## Begin Source material
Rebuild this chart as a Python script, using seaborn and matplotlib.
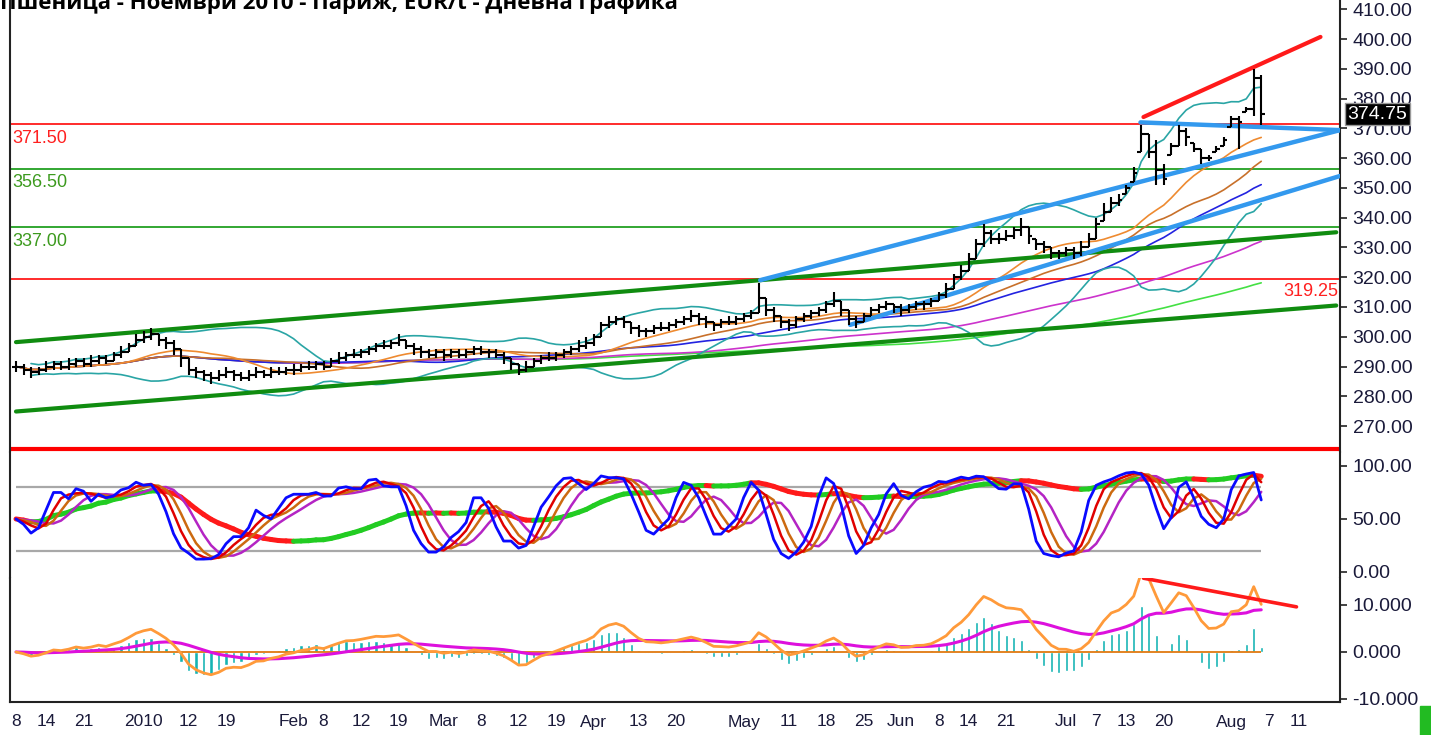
import numpy as np
import pandas as pd
import matplotlib
matplotlib.use("Agg")
import matplotlib.pyplot as plt
import matplotlib.transforms as mtransforms
from matplotlib.patches import Rectangle
import seaborn as sns

# ---------------- data (daily bars, Dec 8 2009 .. Aug 5 2010) ----------------
close = [290, 289, 288, 289, 290, 291, 290, 291, 292, 291, 292, 293, 292, 294, 295, 297, 299,
         300, 301, 299, 298, 296, 293, 289, 288, 287, 286, 287, 288, 287, 286, 287, 288, 287, 288, 288, 289,
         289, 290, 290, 291, 290, 292, 293, 294, 294, 295, 296, 297, 297, 298, 299, 297, 296, 295, 294, 295,
         294, 295, 294, 295, 296, 295, 295, 294, 293, 291, 289, 290, 292, 293, 293, 294, 295, 296, 297, 298,
         300, 304, 305, 306, 305, 303, 302, 302, 303, 303, 304, 305, 306, 307, 306, 305, 304, 305, 305, 306,
         307, 308, 313, 309, 307, 305, 304, 306, 307, 308, 309, 311, 312, 309, 306, 305, 307, 309, 310, 311, 310,
         309, 310, 311, 311, 312, 314, 316, 320, 322, 326, 331, 335, 333, 333, 334, 336, 337, 334, 331, 330, 328, 328,
         329, 328, 330, 333, 338, 342, 345, 346, 350, 355, 368, 362, 356, 353, 364, 369, 367, 363, 360, 360, 363, 366,
         373, 372, 376.5, 387, 374.75]
high = [292, 291, 290, 290, 292, 292, 292, 293, 293, 293, 294, 294, 294, 295, 297, 298, 301,
        302, 303, 301, 300, 299, 296, 293, 290, 289, 288, 289, 290, 289, 288, 289, 290, 289, 290, 290, 290,
        291, 291, 292, 292, 292, 293, 295, 295, 296, 296, 297, 298, 299, 299, 301, 299, 298, 297, 296, 296,
        296, 296, 296, 296, 297, 297, 296, 296, 295, 293, 291, 292, 293, 294, 295, 295, 296, 297, 299, 300,
        301, 305, 307, 307, 307, 305, 304, 303, 304, 305, 305, 306, 307, 309, 308, 307, 305, 306, 307, 307,
        308, 309, 318, 313, 310, 307, 306, 307, 308, 309, 310, 312, 315, 312, 309, 307, 308, 310, 311, 312, 311,
        311, 311, 312, 312, 313, 315, 318, 321, 324, 328, 333, 338, 336, 335, 336, 337, 340, 337, 333, 332, 330, 329,
        330, 330, 332, 335, 340, 345, 347, 348, 351, 357, 371, 368, 366, 358, 365, 371, 370, 365, 363, 361, 364, 367,
        374, 374, 377, 390, 388]
low = [288, 287, 286, 287, 288, 289, 289, 289, 290, 290, 290, 291, 291, 292, 293, 295, 297,
       298, 299, 297, 296, 294, 290, 287, 286, 285, 284, 285, 286, 285, 285, 285, 286, 286, 286, 287, 287,
       287, 288, 289, 289, 289, 290, 291, 292, 293, 293, 294, 295, 296, 296, 297, 296, 294, 293, 293, 293,
       292, 293, 293, 293, 294, 294, 293, 293, 291, 289, 287, 288, 290, 291, 292, 292, 293, 294, 295, 296,
       297, 300, 303, 304, 303, 301, 300, 300, 301, 302, 302, 303, 304, 305, 304, 303, 302, 303, 304, 304,
       305, 306, 308, 307, 305, 303, 302, 303, 305, 306, 307, 308, 310, 307, 304, 303, 305, 307, 308, 309, 308,
       307, 308, 309, 309, 310, 312, 313, 316, 319, 322, 326, 330, 331, 331, 332, 333, 334, 331, 329, 328, 326, 326,
       327, 326, 327, 330, 333, 339, 342, 344, 348, 352, 362, 360, 351, 351, 361, 364, 364, 362, 358, 359, 362, 364,
       370.5, 363, 375.5, 374, 371]

tick_idx = [0, 4, 9, 17, 23, 28, 37, 41, 46, 51, 57, 62, 67, 72, 77, 83, 88,
            97, 103, 108, 113, 118, 123, 127, 132, 140, 144, 148, 153, 162, 167, 171]
tick_lbl = ["8", "14", "21", "2010", "12", "19", "Feb", "8", "12", "19", "Mar", "8", "12", "19", "Apr", "13", "20",
            "May", "11", "18", "25", "Jun", "8", "14", "21", "Jul", "7", "13", "20", "Aug", "7", "11"]

red_levels = [371.5, 319.25]
green_levels = [356.5, 337.0]
floor_level = 262.3
last_price = 374.75

# trend lines: (bar index list, value list)
tl_green_upper = ([0, 176], [298.2, 335.1])
tl_green_lower = ([0, 176], [274.9, 310.5])
tl_blue_upper = ([99.2, 176.5], [319.0, 369.4])
tl_blue_flat = ([149.9, 176.5], [372.0, 369.4])
tl_blue_lower = ([111.2, 176.5], [304.0, 354.0])
tl_red_top = ([150.3, 173.9], [373.8, 400.7])
tl_macd_red = ([150.3, 170.7], [15.7, 9.6])

title = "Пшеница - Ноември 2010 - Париж, EUR/t - Дневна графика"

# ---------------- indicators ----------------
df = pd.DataFrame({"i": np.arange(len(close)), "close": close, "high": high, "low": low}, dtype=float)
df["open"] = df["close"].shift(1).fillna(df["close"]).clip(df["low"], df["high"])
c = df["close"]
for n in (15, 25, 35, 70, 120):
    df[f"sma{n}"] = c.rolling(n, min_periods=1).mean()
mid = c.rolling(20, min_periods=3).mean()
sd = c.rolling(20, min_periods=3).std()
df["bb_up"] = mid + 2 * sd
df["bb_lo"] = mid - 2 * sd


def stoch(n):
    hh = df["high"].rolling(n, min_periods=1).max()
    ll = df["low"].rolling(n, min_periods=1).min()
    return 100 * (c - ll) / (hh - ll)


df["k"] = stoch(7).rolling(2, min_periods=1).mean()
df["d"] = df["k"].rolling(3, min_periods=1).mean()
df["dd"] = df["d"].rolling(3, min_periods=1).mean()
df["dm"] = df["dd"].rolling(4, min_periods=1).mean()
df["slow"] = stoch(50).ewm(span=18, adjust=False).mean()

df["macd"] = c.ewm(span=3, adjust=False).mean() - c.ewm(span=15, adjust=False).mean()
df["sig"] = df["macd"].ewm(span=20, adjust=False).mean()
df["hist"] = df["macd"] - df["sig"]

# ---------------- figure ----------------
sns.set_style("white")
plt.rcParams["font.family"] = ["Liberation Sans", "DejaVu Sans"]
W, H = 1431, 735
fig = plt.figure(figsize=(W / 100, H / 100), dpi=100)
L, R = 10, 1340
ax = fig.add_axes([L / W, 1 - 452 / H, (R - L) / W, 452 / H])
ax2 = fig.add_axes([L / W, 1 - 578 / H, (R - L) / W, 126 / H], sharex=ax)
ax3 = fig.add_axes([L / W, 1 - 702 / H, (R - L) / W, 124 / H], sharex=ax)

XMIN, XMAX = -0.8, 176.5
lab_col = "#1a1a3a"
for a in (ax, ax2, ax3):
    a.set_facecolor("white")
    a.yaxis.tick_right()
    a.tick_params(axis="y", direction="out", length=5, width=1.2, pad=4, labelsize=14,
                  colors="#222222", labelcolor=lab_col)
    a.spines["top"].set_visible(False)
    a.spines["left"].set_color("#222222")
    a.spines["right"].set_color("#222222")
    a.spines["left"].set_linewidth(1.5)
    a.spines["right"].set_linewidth(1.5)
ax.spines["bottom"].set_visible(False)
ax2.spines["bottom"].set_visible(False)
ax3.spines["bottom"].set_color("#222222")
ax3.spines["bottom"].set_linewidth(1.5)

# ---- main price panel ----
ax.set_ylim(261.3, 413.1)
ax.set_yticks(np.arange(270, 411, 10))
ax.set_yticklabels([f"{v:.2f}" for v in np.arange(270, 411, 10)])

for lv in red_levels:
    ax.axhline(lv, color="#ff1a1a", lw=1.3, zorder=1)
for lv in green_levels:
    ax.axhline(lv, color="#22a022", lw=1.3, zorder=1)
ax.axhline(floor_level, color="#ff0000", lw=3, zorder=1)

ma_cols = {"sma120": "#44e044", "sma70": "#cc33cc", "sma35": "#2323e0", "sma25": "#c8702a", "sma15": "#ee8a30"}
for col, colr in ma_cols.items():
    sns.lineplot(data=df, x="i", y=col, ax=ax, color=colr, lw=1.2, zorder=2)
sns.lineplot(data=df, x="i", y="bb_up", ax=ax, color="#2aa5a5", lw=1.2, zorder=2)
sns.lineplot(data=df, x="i", y="bb_lo", ax=ax, color="#2aa5a5", lw=1.2, zorder=2)

ax.plot(*tl_green_upper, color="#108c10", lw=3, zorder=3)
ax.plot(*tl_green_lower, color="#108c10", lw=3, zorder=3)
for tl in (tl_blue_upper, tl_blue_flat, tl_blue_lower):
    ax.plot(*tl, color="#3399ee", lw=3.2, zorder=3)
ax.plot(*tl_red_top, color="#ff1a1a", lw=3, zorder=3)

ax.vlines(df["i"], df["low"], df["high"], color="black", lw=1.5, zorder=4)
ax.hlines(df["open"], df["i"] - 0.5, df["i"], color="black", lw=1.5, zorder=4)
ax.hlines(df["close"], df["i"], df["i"] + 0.5, color="black", lw=1.5, zorder=4)

bt = mtransforms.blended_transform_factory(ax.transAxes, ax.transData)
ax.text(0.002, 371.5 - 2.0, "371.50", transform=bt, color="#ff2020", fontsize=13, va="top", ha="left")
ax.text(0.002, 356.5 - 2.0, "356.50", transform=bt, color="#3c9a1e", fontsize=13, va="top", ha="left")
ax.text(0.002, 337.0 - 2.0, "337.00", transform=bt, color="#3c9a1e", fontsize=13, va="top", ha="left")
ax.text(0.9985, 319.25 - 1.2, "319.25", transform=bt, color="#ff2020", fontsize=13, va="top", ha="right")
ax.text(1.0055, last_price, f"{last_price:.2f}", transform=bt, color="white", fontsize=14,
        va="center", ha="left", clip_on=False, zorder=10,
        bbox=dict(boxstyle="square,pad=0.12", fc="black", ec="#999999", lw=1))

# ---- stochastic panel ----
ax2.set_ylim(-5.7, 113.2)
ax2.set_yticks([0, 50, 100])
ax2.set_yticklabels(["0.00", "50.00", "100.00"])
ax2.hlines([80, 20], 0, len(close) - 1, color="#a8a8a8", lw=1.6, zorder=1)
slow = df["slow"].values
for j in range(1, len(slow)):
    colr = "#22cc22" if slow[j] >= slow[j - 1] else "#ff1a1a"
    ax2.plot([j - 1, j], [slow[j - 1], slow[j]], color=colr, lw=3.6, solid_capstyle="round", zorder=2)
sns.lineplot(data=df, x="i", y="dm", ax=ax2, color="#b424c4", lw=1.8, zorder=3)
sns.lineplot(data=df, x="i", y="dd", ax=ax2, color="#cc6a10", lw=1.8, zorder=3)
sns.lineplot(data=df, x="i", y="d", ax=ax2, color="#e00000", lw=1.8, zorder=4)
sns.lineplot(data=df, x="i", y="k", ax=ax2, color="#0a0aff", lw=2.0, zorder=5)

# ---- MACD panel ----
ax3.set_ylim(-10.64, 15.74)
ax3.set_yticks([-10, 0, 10])
ax3.set_yticklabels(["-10.000", "0.000", "10.000"])
ax3.bar(df["i"], df["hist"], width=0.42, color="#14b4b4", zorder=2)
ax3.hlines(0, 0, len(close) - 1, color="#e07a10", lw=1.3, zorder=3)
sns.lineplot(data=df, x="i", y="sig", ax=ax3, color="#dd10dd", lw=2.2, zorder=4)
sns.lineplot(data=df, x="i", y="macd", ax=ax3, color="#ff9a3a", lw=2.0, zorder=5)
ax3.plot(*tl_macd_red, color="#ff1a1a", lw=2.6, zorder=6)

ax3.set_xlim(XMIN, XMAX)
ax3.set_xticks(tick_idx)
ax3.set_xticklabels(tick_lbl)
ax3.tick_params(axis="x", direction="out", length=6, width=1.2, pad=3, labelsize=12.5,
                colors="#222222", labelcolor=lab_col)
for a in (ax, ax2):
    a.tick_params(axis="x", bottom=False, labelbottom=False)
for a in (ax, ax2, ax3):
    a.set_xlabel("")
    a.set_ylabel("")

fig.text(0.0, 1 - 9 / H, title, fontsize=16, fontweight="bold", va="baseline", ha="left",
         family=["Open Sans", "DejaVu Sans"], color="black")
fig.patches.append(Rectangle((1420 / W, 0), 11 / W, 29 / H, transform=fig.transFigure,
                             color="#22bb22", zorder=0))

fig.savefig("out.png", dpi=100)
## End Source material
Up to and including the line containing "import seaborn as sns", repeat every line from the start of the data, but none of the pictures.

Rebuild this chart as a Python script, using seaborn and matplotlib.
import numpy as np
import pandas as pd
import matplotlib
matplotlib.use("Agg")
import matplotlib.pyplot as plt
import matplotlib.transforms as mtransforms
from matplotlib.patches import Rectangle
import seaborn as sns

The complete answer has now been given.